- Exercise details: Do not repeat pictures. Repeat exactly the lines of the listing below from its first line through the line with "const yTickLabels = ['0·005', '0·010', '0·015', '0·020'];".

□ □ □

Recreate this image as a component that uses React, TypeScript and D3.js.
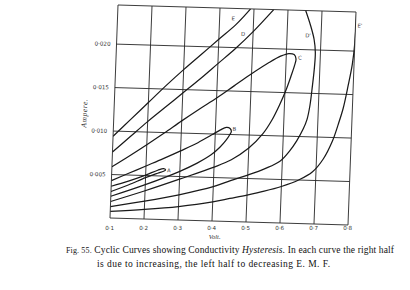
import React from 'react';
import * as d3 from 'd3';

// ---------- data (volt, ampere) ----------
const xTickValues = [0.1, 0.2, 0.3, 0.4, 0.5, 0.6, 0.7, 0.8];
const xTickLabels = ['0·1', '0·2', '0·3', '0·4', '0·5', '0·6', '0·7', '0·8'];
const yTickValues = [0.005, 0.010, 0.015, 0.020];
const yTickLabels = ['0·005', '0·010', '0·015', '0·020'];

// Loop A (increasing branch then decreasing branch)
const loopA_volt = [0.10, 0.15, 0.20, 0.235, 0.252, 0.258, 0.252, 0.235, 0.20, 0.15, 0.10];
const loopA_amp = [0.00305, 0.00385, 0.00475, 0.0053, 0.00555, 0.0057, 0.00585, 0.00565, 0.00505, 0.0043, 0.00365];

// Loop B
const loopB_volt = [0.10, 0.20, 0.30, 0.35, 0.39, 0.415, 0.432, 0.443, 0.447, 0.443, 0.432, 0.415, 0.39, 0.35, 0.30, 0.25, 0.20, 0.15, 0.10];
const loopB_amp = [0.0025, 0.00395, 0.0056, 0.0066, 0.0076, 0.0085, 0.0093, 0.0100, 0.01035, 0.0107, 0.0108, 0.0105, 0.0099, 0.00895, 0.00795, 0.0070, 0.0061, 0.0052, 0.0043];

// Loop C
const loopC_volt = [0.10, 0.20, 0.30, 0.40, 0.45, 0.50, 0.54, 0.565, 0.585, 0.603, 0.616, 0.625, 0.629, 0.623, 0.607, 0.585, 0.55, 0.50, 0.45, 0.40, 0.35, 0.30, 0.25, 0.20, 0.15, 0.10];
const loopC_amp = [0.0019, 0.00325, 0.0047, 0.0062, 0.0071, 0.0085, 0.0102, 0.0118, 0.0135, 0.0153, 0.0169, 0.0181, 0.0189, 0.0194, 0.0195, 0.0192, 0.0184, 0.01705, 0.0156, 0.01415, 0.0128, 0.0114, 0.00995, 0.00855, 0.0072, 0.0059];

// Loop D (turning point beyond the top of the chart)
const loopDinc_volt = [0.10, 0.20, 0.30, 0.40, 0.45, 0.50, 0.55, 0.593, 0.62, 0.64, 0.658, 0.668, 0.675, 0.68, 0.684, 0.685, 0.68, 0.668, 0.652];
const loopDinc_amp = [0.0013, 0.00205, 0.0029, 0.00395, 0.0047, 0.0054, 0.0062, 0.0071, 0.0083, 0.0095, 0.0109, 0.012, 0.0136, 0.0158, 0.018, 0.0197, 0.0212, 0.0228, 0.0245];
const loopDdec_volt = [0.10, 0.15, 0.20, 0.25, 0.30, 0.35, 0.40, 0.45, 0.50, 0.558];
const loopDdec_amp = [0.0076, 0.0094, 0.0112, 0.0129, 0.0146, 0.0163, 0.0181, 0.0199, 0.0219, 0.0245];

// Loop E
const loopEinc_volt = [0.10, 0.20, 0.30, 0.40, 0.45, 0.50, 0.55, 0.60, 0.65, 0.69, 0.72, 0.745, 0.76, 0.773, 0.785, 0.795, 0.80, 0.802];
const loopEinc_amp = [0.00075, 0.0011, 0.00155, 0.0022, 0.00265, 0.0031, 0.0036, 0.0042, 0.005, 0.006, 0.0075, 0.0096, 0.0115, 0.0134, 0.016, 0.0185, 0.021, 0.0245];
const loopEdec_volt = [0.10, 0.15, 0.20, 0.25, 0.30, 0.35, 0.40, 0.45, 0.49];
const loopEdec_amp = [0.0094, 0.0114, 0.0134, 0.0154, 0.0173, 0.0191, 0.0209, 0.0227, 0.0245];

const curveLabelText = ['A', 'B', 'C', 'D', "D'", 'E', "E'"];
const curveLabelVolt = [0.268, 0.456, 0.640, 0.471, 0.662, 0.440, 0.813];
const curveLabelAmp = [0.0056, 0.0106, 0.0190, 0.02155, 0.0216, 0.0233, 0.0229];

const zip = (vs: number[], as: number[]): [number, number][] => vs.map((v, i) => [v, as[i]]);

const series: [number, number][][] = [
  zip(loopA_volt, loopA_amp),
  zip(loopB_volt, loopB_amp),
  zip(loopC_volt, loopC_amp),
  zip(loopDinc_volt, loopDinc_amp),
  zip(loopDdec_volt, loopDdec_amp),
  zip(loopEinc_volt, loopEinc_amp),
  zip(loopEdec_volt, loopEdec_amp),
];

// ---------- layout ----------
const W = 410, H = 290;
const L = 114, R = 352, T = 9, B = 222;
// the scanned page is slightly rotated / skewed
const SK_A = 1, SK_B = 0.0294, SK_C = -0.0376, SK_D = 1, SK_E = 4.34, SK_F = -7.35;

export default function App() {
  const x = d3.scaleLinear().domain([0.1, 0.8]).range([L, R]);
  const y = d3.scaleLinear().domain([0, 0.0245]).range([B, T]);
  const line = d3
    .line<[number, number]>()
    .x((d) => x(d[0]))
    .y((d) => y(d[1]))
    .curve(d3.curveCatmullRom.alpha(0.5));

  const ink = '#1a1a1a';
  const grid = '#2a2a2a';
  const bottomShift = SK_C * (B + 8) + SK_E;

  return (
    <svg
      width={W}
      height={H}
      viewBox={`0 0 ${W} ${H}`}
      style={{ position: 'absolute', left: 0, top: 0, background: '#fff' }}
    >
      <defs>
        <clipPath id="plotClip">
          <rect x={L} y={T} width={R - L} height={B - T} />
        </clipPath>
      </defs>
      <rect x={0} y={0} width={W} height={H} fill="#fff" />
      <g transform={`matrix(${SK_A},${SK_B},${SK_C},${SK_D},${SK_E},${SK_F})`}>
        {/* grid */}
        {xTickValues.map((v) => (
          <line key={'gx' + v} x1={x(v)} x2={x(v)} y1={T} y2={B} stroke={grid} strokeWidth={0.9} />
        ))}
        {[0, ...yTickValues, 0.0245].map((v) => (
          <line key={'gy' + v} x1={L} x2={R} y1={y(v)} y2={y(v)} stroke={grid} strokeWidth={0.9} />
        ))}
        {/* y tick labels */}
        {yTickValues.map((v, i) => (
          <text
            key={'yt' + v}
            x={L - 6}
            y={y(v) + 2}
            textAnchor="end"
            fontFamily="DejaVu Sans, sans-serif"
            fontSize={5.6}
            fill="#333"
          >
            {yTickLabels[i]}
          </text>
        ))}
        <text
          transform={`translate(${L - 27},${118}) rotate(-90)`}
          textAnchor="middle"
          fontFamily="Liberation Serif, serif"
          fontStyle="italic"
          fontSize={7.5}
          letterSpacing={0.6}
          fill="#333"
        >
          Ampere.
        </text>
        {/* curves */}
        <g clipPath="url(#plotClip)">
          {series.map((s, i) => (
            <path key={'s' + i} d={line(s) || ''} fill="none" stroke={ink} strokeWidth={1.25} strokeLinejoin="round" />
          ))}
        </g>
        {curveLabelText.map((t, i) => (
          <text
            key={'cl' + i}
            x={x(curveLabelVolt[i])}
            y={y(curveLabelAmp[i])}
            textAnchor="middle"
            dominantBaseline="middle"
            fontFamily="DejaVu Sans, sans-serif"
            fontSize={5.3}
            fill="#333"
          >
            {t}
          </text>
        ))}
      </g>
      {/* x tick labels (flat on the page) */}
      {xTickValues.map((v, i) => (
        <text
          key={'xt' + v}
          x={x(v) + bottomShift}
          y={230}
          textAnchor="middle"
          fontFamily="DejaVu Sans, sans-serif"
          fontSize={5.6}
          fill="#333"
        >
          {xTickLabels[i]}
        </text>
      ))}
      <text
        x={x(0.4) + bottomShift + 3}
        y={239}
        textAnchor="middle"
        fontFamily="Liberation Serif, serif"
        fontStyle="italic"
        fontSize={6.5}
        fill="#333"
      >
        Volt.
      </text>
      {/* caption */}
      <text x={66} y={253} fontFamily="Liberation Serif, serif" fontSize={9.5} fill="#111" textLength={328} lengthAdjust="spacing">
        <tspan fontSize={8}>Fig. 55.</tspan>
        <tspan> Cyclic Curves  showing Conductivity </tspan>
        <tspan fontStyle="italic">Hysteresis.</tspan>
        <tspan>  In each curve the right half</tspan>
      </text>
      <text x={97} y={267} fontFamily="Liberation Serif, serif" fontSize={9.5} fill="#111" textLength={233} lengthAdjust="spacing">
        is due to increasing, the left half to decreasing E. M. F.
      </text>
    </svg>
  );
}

□ □ □

- Exercise answer:
Recreate this image as a component that uses React, TypeScript and D3.js.
import React from 'react';
import * as d3 from 'd3';

// ---------- data (volt, ampere) ----------
const xTickValues = [0.1, 0.2, 0.3, 0.4, 0.5, 0.6, 0.7, 0.8];
const xTickLabels = ['0·1', '0·2', '0·3', '0·4', '0·5', '0·6', '0·7', '0·8'];
const yTickValues = [0.005, 0.010, 0.015, 0.020];
const yTickLabels = ['0·005', '0·010', '0·015', '0·020'];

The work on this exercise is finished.